Write the material out again exactly as it stands.

**EXTRACTED ENTRIES**
>> BEGIN

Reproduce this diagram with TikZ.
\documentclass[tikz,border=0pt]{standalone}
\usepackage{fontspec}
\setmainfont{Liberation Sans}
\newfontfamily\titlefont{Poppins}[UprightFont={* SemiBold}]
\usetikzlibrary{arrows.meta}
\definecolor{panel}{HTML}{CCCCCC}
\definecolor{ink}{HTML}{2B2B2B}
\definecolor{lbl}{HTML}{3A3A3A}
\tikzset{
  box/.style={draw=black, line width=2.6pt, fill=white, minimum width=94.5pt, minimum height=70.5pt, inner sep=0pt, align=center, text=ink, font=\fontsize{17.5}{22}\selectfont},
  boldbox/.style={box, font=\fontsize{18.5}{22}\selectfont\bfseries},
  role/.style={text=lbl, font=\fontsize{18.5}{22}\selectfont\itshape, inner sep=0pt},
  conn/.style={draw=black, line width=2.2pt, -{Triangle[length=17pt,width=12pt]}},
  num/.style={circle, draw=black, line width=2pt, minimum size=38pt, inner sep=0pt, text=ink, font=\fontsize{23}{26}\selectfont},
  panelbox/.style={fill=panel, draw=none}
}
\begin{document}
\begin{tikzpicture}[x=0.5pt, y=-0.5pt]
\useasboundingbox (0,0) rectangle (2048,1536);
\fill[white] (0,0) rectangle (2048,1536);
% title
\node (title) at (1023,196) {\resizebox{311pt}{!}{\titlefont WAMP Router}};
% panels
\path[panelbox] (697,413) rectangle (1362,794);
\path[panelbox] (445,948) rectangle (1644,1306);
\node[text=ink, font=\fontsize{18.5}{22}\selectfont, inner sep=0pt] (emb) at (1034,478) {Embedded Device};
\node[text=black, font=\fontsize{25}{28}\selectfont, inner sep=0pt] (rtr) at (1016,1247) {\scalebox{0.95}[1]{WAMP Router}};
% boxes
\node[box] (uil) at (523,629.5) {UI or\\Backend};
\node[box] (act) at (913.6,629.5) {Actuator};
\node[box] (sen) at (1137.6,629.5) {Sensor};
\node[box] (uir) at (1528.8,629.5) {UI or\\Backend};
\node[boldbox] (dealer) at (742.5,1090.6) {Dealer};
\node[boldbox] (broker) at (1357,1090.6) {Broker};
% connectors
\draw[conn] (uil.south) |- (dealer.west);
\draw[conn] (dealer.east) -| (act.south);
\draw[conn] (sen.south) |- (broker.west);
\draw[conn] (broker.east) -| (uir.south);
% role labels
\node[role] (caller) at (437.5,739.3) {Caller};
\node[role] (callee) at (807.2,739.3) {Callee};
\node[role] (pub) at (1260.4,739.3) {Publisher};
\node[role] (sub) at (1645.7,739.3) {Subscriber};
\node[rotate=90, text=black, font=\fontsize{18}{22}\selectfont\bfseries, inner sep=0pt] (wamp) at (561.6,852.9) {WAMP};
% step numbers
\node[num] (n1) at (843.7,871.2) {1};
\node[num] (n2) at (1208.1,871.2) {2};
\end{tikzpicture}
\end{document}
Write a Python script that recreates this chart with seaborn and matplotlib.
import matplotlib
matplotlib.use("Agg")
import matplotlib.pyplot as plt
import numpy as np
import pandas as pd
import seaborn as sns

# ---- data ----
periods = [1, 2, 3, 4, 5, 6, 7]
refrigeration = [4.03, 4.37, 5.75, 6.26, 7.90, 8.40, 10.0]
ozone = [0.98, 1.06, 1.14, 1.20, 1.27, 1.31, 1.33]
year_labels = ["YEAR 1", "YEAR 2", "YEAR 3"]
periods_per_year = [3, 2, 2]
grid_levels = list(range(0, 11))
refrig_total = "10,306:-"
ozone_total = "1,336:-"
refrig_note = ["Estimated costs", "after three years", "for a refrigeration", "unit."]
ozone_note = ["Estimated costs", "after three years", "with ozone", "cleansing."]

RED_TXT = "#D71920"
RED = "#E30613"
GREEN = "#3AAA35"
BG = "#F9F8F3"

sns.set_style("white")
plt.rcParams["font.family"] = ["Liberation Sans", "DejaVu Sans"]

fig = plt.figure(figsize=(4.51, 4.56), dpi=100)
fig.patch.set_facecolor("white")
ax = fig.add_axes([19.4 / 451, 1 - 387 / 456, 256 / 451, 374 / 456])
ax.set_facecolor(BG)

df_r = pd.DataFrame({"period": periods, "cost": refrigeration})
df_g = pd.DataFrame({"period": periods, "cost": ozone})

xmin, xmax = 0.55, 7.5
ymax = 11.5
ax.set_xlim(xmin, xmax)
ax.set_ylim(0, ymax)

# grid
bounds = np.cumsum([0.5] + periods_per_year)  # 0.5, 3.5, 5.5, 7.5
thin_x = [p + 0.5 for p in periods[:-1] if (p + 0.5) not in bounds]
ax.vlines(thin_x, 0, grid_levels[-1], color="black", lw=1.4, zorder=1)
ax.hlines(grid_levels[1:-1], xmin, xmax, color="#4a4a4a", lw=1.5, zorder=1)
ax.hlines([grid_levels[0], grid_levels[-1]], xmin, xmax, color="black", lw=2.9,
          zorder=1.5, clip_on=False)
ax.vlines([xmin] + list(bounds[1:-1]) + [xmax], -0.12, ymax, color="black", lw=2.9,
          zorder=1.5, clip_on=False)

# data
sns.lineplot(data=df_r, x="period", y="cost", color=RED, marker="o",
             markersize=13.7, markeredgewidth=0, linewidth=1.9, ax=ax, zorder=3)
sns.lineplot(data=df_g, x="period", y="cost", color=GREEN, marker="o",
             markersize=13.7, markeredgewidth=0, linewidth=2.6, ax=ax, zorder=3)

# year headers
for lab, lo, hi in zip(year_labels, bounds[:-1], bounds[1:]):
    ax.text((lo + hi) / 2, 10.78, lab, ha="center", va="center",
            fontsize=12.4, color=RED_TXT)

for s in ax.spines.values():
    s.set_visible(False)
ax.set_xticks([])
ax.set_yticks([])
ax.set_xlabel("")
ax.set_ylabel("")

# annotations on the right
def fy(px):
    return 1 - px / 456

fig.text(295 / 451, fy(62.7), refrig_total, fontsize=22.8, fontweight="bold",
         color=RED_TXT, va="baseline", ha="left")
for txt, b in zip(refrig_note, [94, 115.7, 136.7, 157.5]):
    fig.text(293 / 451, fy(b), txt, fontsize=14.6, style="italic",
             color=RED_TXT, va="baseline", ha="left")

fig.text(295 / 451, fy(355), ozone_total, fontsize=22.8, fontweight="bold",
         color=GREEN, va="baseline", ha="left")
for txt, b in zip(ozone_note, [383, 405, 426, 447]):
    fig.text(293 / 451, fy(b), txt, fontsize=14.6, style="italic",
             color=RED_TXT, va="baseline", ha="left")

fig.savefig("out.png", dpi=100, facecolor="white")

>> END

**WRITTEN RESPONSE**
Reproduce this diagram with TikZ.
\documentclass[tikz,border=0pt]{standalone}
\usepackage{fontspec}
\setmainfont{Liberation Sans}
\newfontfamily\titlefont{Poppins}[UprightFont={* SemiBold}]
\usetikzlibrary{arrows.meta}
\definecolor{panel}{HTML}{CCCCCC}
\definecolor{ink}{HTML}{2B2B2B}
\definecolor{lbl}{HTML}{3A3A3A}
\tikzset{
  box/.style={draw=black, line width=2.6pt, fill=white, minimum width=94.5pt, minimum height=70.5pt, inner sep=0pt, align=center, text=ink, font=\fontsize{17.5}{22}\selectfont},
  boldbox/.style={box, font=\fontsize{18.5}{22}\selectfont\bfseries},
  role/.style={text=lbl, font=\fontsize{18.5}{22}\selectfont\itshape, inner sep=0pt},
  conn/.style={draw=black, line width=2.2pt, -{Triangle[length=17pt,width=12pt]}},
  num/.style={circle, draw=black, line width=2pt, minimum size=38pt, inner sep=0pt, text=ink, font=\fontsize{23}{26}\selectfont},
  panelbox/.style={fill=panel, draw=none}
}
\begin{document}
\begin{tikzpicture}[x=0.5pt, y=-0.5pt]
\useasboundingbox (0,0) rectangle (2048,1536);
\fill[white] (0,0) rectangle (2048,1536);
% title
\node (title) at (1023,196) {\resizebox{311pt}{!}{\titlefont WAMP Router}};
% panels
\path[panelbox] (697,413) rectangle (1362,794);
\path[panelbox] (445,948) rectangle (1644,1306);
\node[text=ink, font=\fontsize{18.5}{22}\selectfont, inner sep=0pt] (emb) at (1034,478) {Embedded Device};
\node[text=black, font=\fontsize{25}{28}\selectfont, inner sep=0pt] (rtr) at (1016,1247) {\scalebox{0.95}[1]{WAMP Router}};
% boxes
\node[box] (uil) at (523,629.5) {UI or\\Backend};
\node[box] (act) at (913.6,629.5) {Actuator};
\node[box] (sen) at (1137.6,629.5) {Sensor};
\node[box] (uir) at (1528.8,629.5) {UI or\\Backend};
\node[boldbox] (dealer) at (742.5,1090.6) {Dealer};
\node[boldbox] (broker) at (1357,1090.6) {Broker};
% connectors
\draw[conn] (uil.south) |- (dealer.west);
\draw[conn] (dealer.east) -| (act.south);
\draw[conn] (sen.south) |- (broker.west);
\draw[conn] (broker.east) -| (uir.south);
% role labels
\node[role] (caller) at (437.5,739.3) {Caller};
\node[role] (callee) at (807.2,739.3) {Callee};
\node[role] (pub) at (1260.4,739.3) {Publisher};
\node[role] (sub) at (1645.7,739.3) {Subscriber};
\node[rotate=90, text=black, font=\fontsize{18}{22}\selectfont\bfseries, inner sep=0pt] (wamp) at (561.6,852.9) {WAMP};
% step numbers
\node[num] (n1) at (843.7,871.2) {1};
\node[num] (n2) at (1208.1,871.2) {2};
\end{tikzpicture}
\end{document}
Write a Python script that recreates this chart with seaborn and matplotlib.
import matplotlib
matplotlib.use("Agg")
import matplotlib.pyplot as plt
import numpy as np
import pandas as pd
import seaborn as sns

# ---- data ----
periods = [1, 2, 3, 4, 5, 6, 7]
refrigeration = [4.03, 4.37, 5.75, 6.26, 7.90, 8.40, 10.0]
ozone = [0.98, 1.06, 1.14, 1.20, 1.27, 1.31, 1.33]
year_labels = ["YEAR 1", "YEAR 2", "YEAR 3"]
periods_per_year = [3, 2, 2]
grid_levels = list(range(0, 11))
refrig_total = "10,306:-"
ozone_total = "1,336:-"
refrig_note = ["Estimated costs", "after three years", "for a refrigeration", "unit."]
ozone_note = ["Estimated costs", "after three years", "with ozone", "cleansing."]

RED_TXT = "#D71920"
RED = "#E30613"
GREEN = "#3AAA35"
BG = "#F9F8F3"

sns.set_style("white")
plt.rcParams["font.family"] = ["Liberation Sans", "DejaVu Sans"]

fig = plt.figure(figsize=(4.51, 4.56), dpi=100)
fig.patch.set_facecolor("white")
ax = fig.add_axes([19.4 / 451, 1 - 387 / 456, 256 / 451, 374 / 456])
ax.set_facecolor(BG)

df_r = pd.DataFrame({"period": periods, "cost": refrigeration})
df_g = pd.DataFrame({"period": periods, "cost": ozone})

xmin, xmax = 0.55, 7.5
ymax = 11.5
ax.set_xlim(xmin, xmax)
ax.set_ylim(0, ymax)

# grid
bounds = np.cumsum([0.5] + periods_per_year)  # 0.5, 3.5, 5.5, 7.5
thin_x = [p + 0.5 for p in periods[:-1] if (p + 0.5) not in bounds]
ax.vlines(thin_x, 0, grid_levels[-1], color="black", lw=1.4, zorder=1)
ax.hlines(grid_levels[1:-1], xmin, xmax, color="#4a4a4a", lw=1.5, zorder=1)
ax.hlines([grid_levels[0], grid_levels[-1]], xmin, xmax, color="black", lw=2.9,
          zorder=1.5, clip_on=False)
ax.vlines([xmin] + list(bounds[1:-1]) + [xmax], -0.12, ymax, color="black", lw=2.9,
          zorder=1.5, clip_on=False)

# data
sns.lineplot(data=df_r, x="period", y="cost", color=RED, marker="o",
             markersize=13.7, markeredgewidth=0, linewidth=1.9, ax=ax, zorder=3)
sns.lineplot(data=df_g, x="period", y="cost", color=GREEN, marker="o",
             markersize=13.7, markeredgewidth=0, linewidth=2.6, ax=ax, zorder=3)

# year headers
for lab, lo, hi in zip(year_labels, bounds[:-1], bounds[1:]):
    ax.text((lo + hi) / 2, 10.78, lab, ha="center", va="center",
            fontsize=12.4, color=RED_TXT)

for s in ax.spines.values():
    s.set_visible(False)
ax.set_xticks([])
ax.set_yticks([])
ax.set_xlabel("")
ax.set_ylabel("")

# annotations on the right
def fy(px):
    return 1 - px / 456

fig.text(295 / 451, fy(62.7), refrig_total, fontsize=22.8, fontweight="bold",
         color=RED_TXT, va="baseline", ha="left")
for txt, b in zip(refrig_note, [94, 115.7, 136.7, 157.5]):
    fig.text(293 / 451, fy(b), txt, fontsize=14.6, style="italic",
             color=RED_TXT, va="baseline", ha="left")

fig.text(295 / 451, fy(355), ozone_total, fontsize=22.8, fontweight="bold",
         color=GREEN, va="baseline", ha="left")
for txt, b in zip(ozone_note, [383, 405, 426, 447]):
    fig.text(293 / 451, fy(b), txt, fontsize=14.6, style="italic",
             color=RED_TXT, va="baseline", ha="left")

fig.savefig("out.png", dpi=100, facecolor="white")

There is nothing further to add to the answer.